The scope of Jews' exclusion is considerably widened, with the minority being barred from jobs in teaching and the judiciary as well as prevented from standing for elected office.

 

"The main argument of Petain's defenders was to say that he protected French Jews. This argument has now fallen," he said.

 

The document came to light after an anonymous donor handed it in to the Holocaust Memorial in Paris, Klarsfeld said.

 

Klarsfeld and his son Arno, also a lawyer, compared the script to known examples of the wartime leader's handwriting and there is "no doubt" that the annotations are his, he said.

 

After Germany's defeat Petain was tried by the provisional French government of General Charles de Gaulle, who commuted his death sentence to life imprisonment, and he died in 1951.

 

There was previously only one testimony concerning Petain's anti-Semitism, from Vichy foreign minister Paul Baudouin.

 

'Desire to turn Jews into scapegoats'

In a 1946 book, Baudouin wrote that during the October 1, 1940 cabinet meeting, the government spent two hours examining "the status of the Israelites.
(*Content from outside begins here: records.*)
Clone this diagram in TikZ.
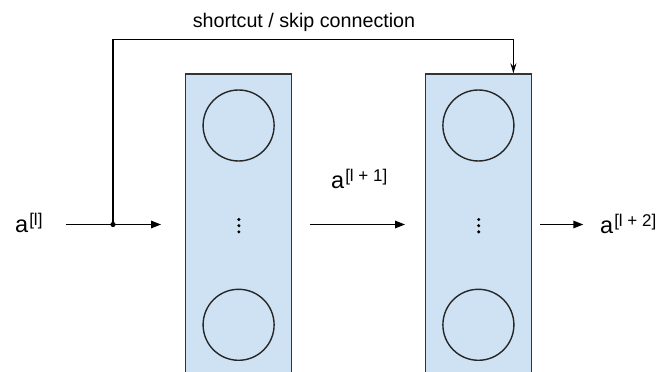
\documentclass[tikz,border=0pt]{standalone}
\usepackage{fontspec}
\setmainfont{Liberation Sans}
\usetikzlibrary{arrows.meta}
\definecolor{layerblue}{RGB}{207,226,243}
\definecolor{layeredge}{RGB}{51,51,51}
\newcommand{\actv}[1]{a\hspace{1pt}\raisebox{7pt}{\fontsize{17}{17}\selectfont[#1]}}

\begin{document}
\begin{tikzpicture}[x=1pt,y=1pt,
    layer/.style={draw=layeredge,line width=1.4pt,fill=layerblue,minimum width=106pt,minimum height=330pt,inner sep=0pt,anchor=north},
    neuron/.style={circle,draw=black!85,line width=1.4pt,minimum size=71pt,inner sep=0pt},
    flow/.style={line width=1.4pt,-{Triangle[length=10pt,width=7.5pt]}},
    act/.style={font=\fontsize{23.5}{23.5}\selectfont,inner sep=0pt,anchor=base west}]
\clip (0,0) rectangle (662,372);
\foreach \name/\x in {layerA/238.6,layerB/478.4}{
  \node[layer] (\name) at (\x,298.7) {};
  \node[neuron] (\name-top) at (\x,246.5) {};
  \node[neuron] (\name-bot) at (\x,47.2) {};
  \foreach \d in {-6.2,0,6.2}
    \fill (\x+0.3,146.3+\d) circle (1.7);
}
\node[act] (inLbl) at (15,139) {\actv{l}};
\node[act] (midLbl) at (331,183.7) {\actv{l + 1}};
\node[act] (outLbl) at (600,138) {\actv{l + 2}};
\node[font=\fontsize{19.7}{20}\selectfont,anchor=base,inner sep=0pt] (skipLbl) at (304,344.5) {shortcut / skip connection};

\coordinate (inStart) at (66,147.5);
\coordinate (split) at (113,147.5);
\coordinate (inEnd) at (161,147.5);
\coordinate (midStart) at (310,147.5);
\coordinate (midEnd) at (405,147.5);
\coordinate (outStart) at (540,147.5);
\coordinate (outEnd) at (583.3,147.5);
\coordinate (skipIn) at ([xshift=35pt]layerB.north);

\draw[flow] (inStart) -- (inEnd);
\draw[flow] (midStart) -- (midEnd);
\draw[flow] (outStart) -- (outEnd);
\draw[line width=1.4pt,-{Stealth[length=10pt,width=6pt]}] (split) -- ++(0,185.2) -| (skipIn);
\fill (split) circle (2.6);
\end{tikzpicture}
\end{document}
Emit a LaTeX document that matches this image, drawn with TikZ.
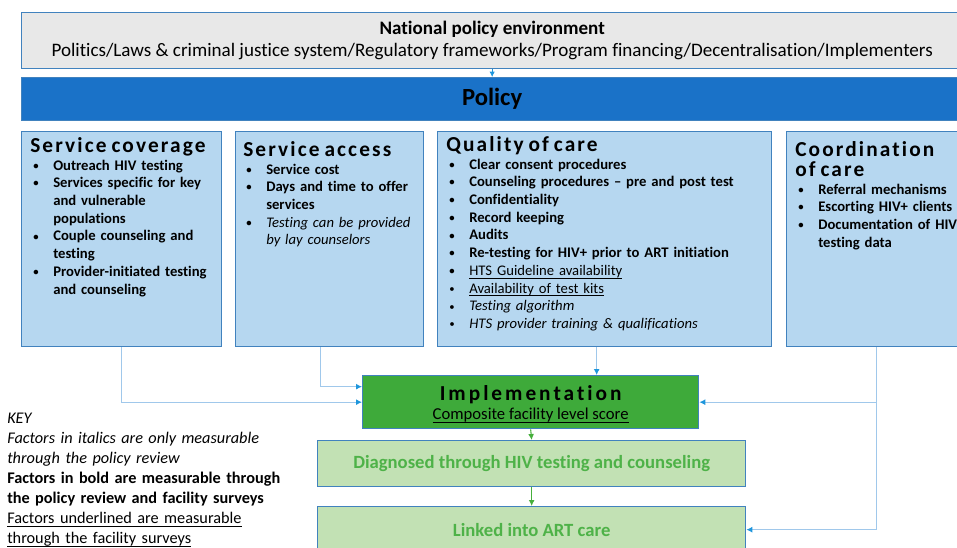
\documentclass[tikz,border=0pt]{standalone}
\usepackage{fontspec}
\setmainfont{Carlito}[Ligatures=NoCommon]
\newfontfamily\spacedfont[LetterSpace=10,Ligatures=NoCommon]{Carlito}
\newfontfamily\widefont[LetterSpace=14,Ligatures=NoCommon]{Carlito}
\usetikzlibrary{arrows.meta}
\usetikzlibrary{positioning}

\definecolor{natgray}{RGB}{232,232,232}
\definecolor{boxline}{RGB}{65,130,190}
\definecolor{policyblue}{RGB}{26,114,200}
\definecolor{factorfill}{RGB}{182,215,240}
\definecolor{implgreen}{RGB}{62,170,58}
\definecolor{outfill}{RGB}{194,225,180}
\definecolor{outtext}{RGB}{78,178,72}
\definecolor{connline}{RGB}{160,200,235}
\definecolor{tipblue}{RGB}{30,150,220}
\definecolor{arrowgreen}{RGB}{70,175,60}

\newcommand{\head}[1]{{\fontsize{16pt}{15pt}\spacedfont\bfseries\rule{0pt}{13pt}#1\par}}
\newcommand{\itm}[1]{\par\noindent\hangindent=17.25pt\hangafter=1%
  \makebox[17.25pt][l]{\hspace{2.25pt}\raisebox{0.6pt}{\fontsize{8pt}{8pt}\selectfont\textbullet}}#1\par}
\newcommand{\nl}{\hfil\break}
\newcommand{\uln}[1]{\leavevmode\setbox0\hbox{#1}\rlap{\rule[-2.3pt]{\wd0}{0.7pt}}\box0}

\tikzset{
  panel/.style={draw=boxline,line width=1pt,anchor=north west,inner sep=0pt},
  factor/.style={panel,fill=factorfill},
  listtext/.style={anchor=north west,inner sep=0pt,text width=#1,align=left,
    font=\fontsize{11pt}{13.3pt}\selectfont\bfseries},
  conn/.style={draw=connline,line width=0.8pt,-{Latex[length=4.5pt,width=4.5pt,color=tipblue]}},
  gconn/.style={draw=arrowgreen,line width=0.8pt,-{Latex[length=4.5pt,width=4.5pt,color=arrowgreen]}},
}

\begin{document}
\begin{tikzpicture}[x=0.75pt,y=-0.75pt]
\def\px{0.75pt}
\useasboundingbox (0,0) rectangle (957,547);

%National policy environment
\node[panel,fill=natgray,minimum width=941*\px,minimum height=56*\px,align=center,
  font=\fontsize{14.3pt}{16.5pt}\selectfont] (nat) at (21,12)
  {\textbf{National policy environment}\\
   Politics/Laws \& criminal justice system/Regulatory frameworks/Program financing/Decentralisation/Implementers};

%Policy bar
\node[panel,fill=policyblue,minimum width=941*\px,minimum height=43*\px,
  font=\fontsize{18.5pt}{20pt}\selectfont\bfseries] (pol) at (21,77) {Policy};
\draw[-{Latex[length=4pt,width=4pt,color=tipblue]},draw=tipblue,line width=0.6pt] (nat.south) -- (pol.north);

%Factor boxes
\node[factor,minimum width=200*\px,minimum height=215*\px] (cov) at (21,131) {};
\node[factor,minimum width=188*\px,minimum height=215*\px] (acc) at (235,131) {};
\node[factor,minimum width=334*\px,minimum height=215*\px] (qual) at (437,131) {};
\node[factor,minimum width=180*\px,minimum height=215*\px] (coord) at (786,131) {};

\node[listtext=190*\px] (covtext) at ([shift={(9,3.7)}]cov.north west) {%
  \head{Service coverage}
  \itm{Outreach HIV testing}
  \itm{Services specific for key\nl and vulnerable\nl populations}
  \itm{Couple counseling and\nl testing}
  \itm{Provider-initiated testing\nl and counseling}};

\node[listtext=178*\px] (acctext) at ([shift={(8,7.7)}]acc.north west) {%
  \head{Service access}
  \itm{Service cost}
  \itm{Days and time to offer\nl services}
  \itm{\mdseries\itshape Testing can be provided\nl by lay counselors}};

\node[listtext=324*\px] (qualtext) at ([shift={(9,2.7)}]qual.north west) {%
  \head{Quality of care}
  \itm{Clear consent procedures}
  \itm{Counseling procedures -- pre and post test}
  \itm{Confidentiality}
  \itm{Record keeping}
  \itm{Audits}
  \itm{Re-testing for HIV+ prior to ART initiation}
  \itm{\mdseries\uln{HTS Guideline availability}}
  \itm{\mdseries\uln{Availability of test kits}}
  \itm{\mdseries\itshape Testing algorithm}
  \itm{\mdseries\itshape HTS provider training \& qualifications}};

\node[listtext=170*\px] (coordtext) at ([shift={(9,7.7)}]coord.north west) {%
  \head{Coordination\\of care}
  \itm{Referral mechanisms}
  \itm{Escorting HIV+ clients}
  \itm{Documentation of HIV\nl testing data}};

%Implementation and outcomes
\node[panel,fill=implgreen,minimum width=336*\px,minimum height=53*\px] (impl) at (362,375) {};
\node[anchor=base,inner sep=0pt,font=\fontsize{16pt}{18pt}\widefont\bfseries]
  (impltitle) at ([shift={(0,-1.5)}]impl.center) {Implementation};
\node[anchor=base,inner sep=0pt,font=\fontsize{12.5pt}{14pt}\selectfont]
  (implscore) at ([shift={(0,17.5)}]impl.center) {\uln{Composite facility level score}};

\node[panel,fill=outfill,minimum width=428*\px,minimum height=46*\px,text=outtext,
  font=\fontsize{14pt}{16pt}\selectfont\bfseries] (diag) at (317,440)
  {Diagnosed through HIV testing and counseling};
\node[panel,fill=outfill,minimum width=428*\px,minimum height=46*\px,text=outtext,
  font=\fontsize{14pt}{16pt}\selectfont\bfseries] (link) at (317,506)
  {Linked into ART care};

%connectors
\draw[conn] (cov.south) |- (impl.west);
\draw[conn] ([shift={(-9,0)}]acc.south) |- ([shift={(0,-15.5)}]impl.west);
\draw[conn] ([shift={(-8,0)}]qual.south) -- ([shift={(-8,0)}]qual.south |- impl.north);
\draw[conn] (coord.south) |- (impl.east);
\draw[conn] (coord.south) |- (link.east);
\draw[gconn] (impl.south) -- (diag.north);
\draw[gconn] (diag.south) -- (link.north);

%KEY
\node[anchor=north west,inner sep=0pt,text width=300*\px,align=left,
  font=\fontsize{12.2pt}{15pt}\selectfont] (key) at (7,409) {%
  \rule{0pt}{11pt}\textit{KEY}\\
  \textit{Factors in italics are only measurable}\\
  \textit{through the policy review}\\
  \textbf{Factors in bold are measurable through}\\
  \textbf{the policy review and facility surveys}\\
  \uln{Factors underlined are measurable}\\
  \uln{through the facility surveys}};
\end{tikzpicture}
\end{document}
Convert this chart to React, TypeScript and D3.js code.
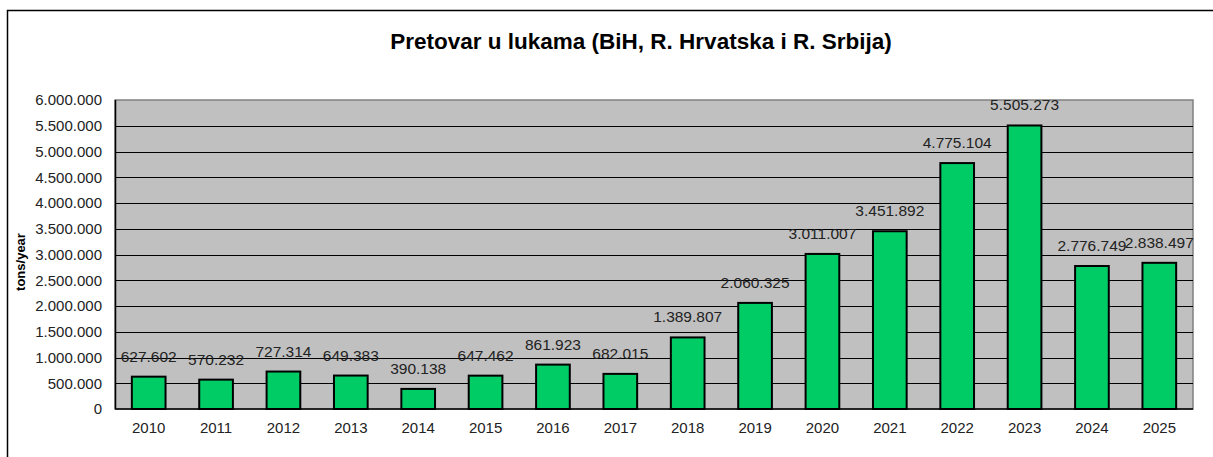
import React from "react";
import * as d3 from "d3";

const years = ["2010", "2011", "2012", "2013", "2014", "2015", "2016", "2017", "2018", "2019", "2020", "2021", "2022", "2023", "2024", "2025"];
const tonnage = [627602, 570232, 727314, 649383, 390138, 647462, 861923, 682015, 1389807, 2060325, 3011007, 3451892, 4775104, 5505273, 2776749, 2838497];
const yTicks = [0, 500000, 1000000, 1500000, 2000000, 2500000, 3000000, 3500000, 4000000, 4500000, 5000000, 5500000, 6000000];

const W = 1213;
const H = 457;
const plot = { left: 115, right: 1193, top: 100, bottom: 409 };
const font = "Arial, 'Liberation Sans', sans-serif";

// thousands with dots, like the source (Bosnian locale)
const fmt = d3.formatLocale({ decimal: ",", thousands: ".", grouping: [3], currency: ["", ""] }).format(",d");

const App = () => {
  const x = d3.scaleBand().domain(years).range([plot.left, plot.right]).paddingInner(0.5).paddingOuter(0.25);
  const y = d3.scaleLinear().domain([0, 6000000]).range([plot.bottom, plot.top]);

  return (
    <svg width={W} height={H} style={{ position: "absolute", left: 0, top: 0, background: "#fff" }} fontFamily={font}>
      {/* outer chart frame */}
      <path d={`M7.5,${H} V10.5 H${W}`} fill="none" stroke="#000" strokeWidth={1.5} />

      <text x={641} y={49} textAnchor="middle" fontSize={22.5} fontWeight="bold" fill="#000">
        Pretovar u lukama (BiH, R. Hrvatska i R. Srbija)
      </text>

      <rect x={plot.left} y={plot.top} width={plot.right - plot.left} height={plot.bottom - plot.top} fill="#c0c0c0" stroke="#808080" strokeWidth={1.5} />

      {yTicks.slice(1, -1).map((t) => (
        <line key={t} x1={plot.left} x2={plot.right} y1={Math.round(y(t)) + 0.5} y2={Math.round(y(t)) + 0.5} stroke="#000" strokeWidth={1} />
      ))}

      {/* axes */}
      <line x1={plot.left + 0.5} x2={plot.left + 0.5} y1={plot.top} y2={plot.bottom} stroke="#000" strokeWidth={1.5} />
      <line x1={plot.left} x2={plot.right} y1={plot.bottom} y2={plot.bottom} stroke="#000" strokeWidth={1.5} />

      {yTicks.map((t) => (
        <text key={t} x={102} y={y(t)} dy="0.35em" textAnchor="end" fontSize={15} fill="#222">
          {fmt(t)}
        </text>
      ))}

      <text transform="translate(25,262) rotate(-90)" textAnchor="middle" fontSize={13} fontWeight="bold" fill="#000">
        tons/year
      </text>

      {years.map((yr, i) => (
        <g key={yr}>
          <rect
            x={x(yr)}
            y={y(tonnage[i])}
            width={x.bandwidth()}
            height={y(0) - y(tonnage[i])}
            fill="#00cc66"
            stroke="#000"
            strokeWidth={2}
          />
          <text x={(x(yr) as number) + x.bandwidth() / 2} y={y(tonnage[i]) - 15} textAnchor="middle" fontSize={15.5} fill="#222">
            {fmt(tonnage[i])}
          </text>
          <text x={(x(yr) as number) + x.bandwidth() / 2} y={432.5} textAnchor="middle" fontSize={15} fill="#222">
            {yr}
          </text>
        </g>
      ))}
    </svg>
  );
};

export default App;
It was the marshal (Petain) who was the most severe. He insisted notably that there should be no Jews in the judiciary or education."

 

"Baudouin's testimony was very clear but doubt could be cast on it. Now, we have definite proof that the Jews' status was the personal will of marshal Petain," said Klarsfeld.

 

Petain wanted "to show that France deserved to be at the forefront of the new European order. There was also the desire to turn the Jews into scapegoats for the defeat" of France by the Nazis, said Klarsfeld.

 

"The status of Jews was a specifically French measure, spontaneous. The Germans didn't ask Vichy France to take this measure. But there was competition between French and German anti-Semitism.

 

Nevertheless, of all Nazi-occupied countries, France was the one where "the Jewish community suffered the least tragic harm," said Klarsfeld.

 

Around three-quarters of the Jewish population survived, or around 240,000 out of 320,000.

 

"That's not thanks to France but to the French, thanks to all the courageous people who helped the Jews all over the place," he said.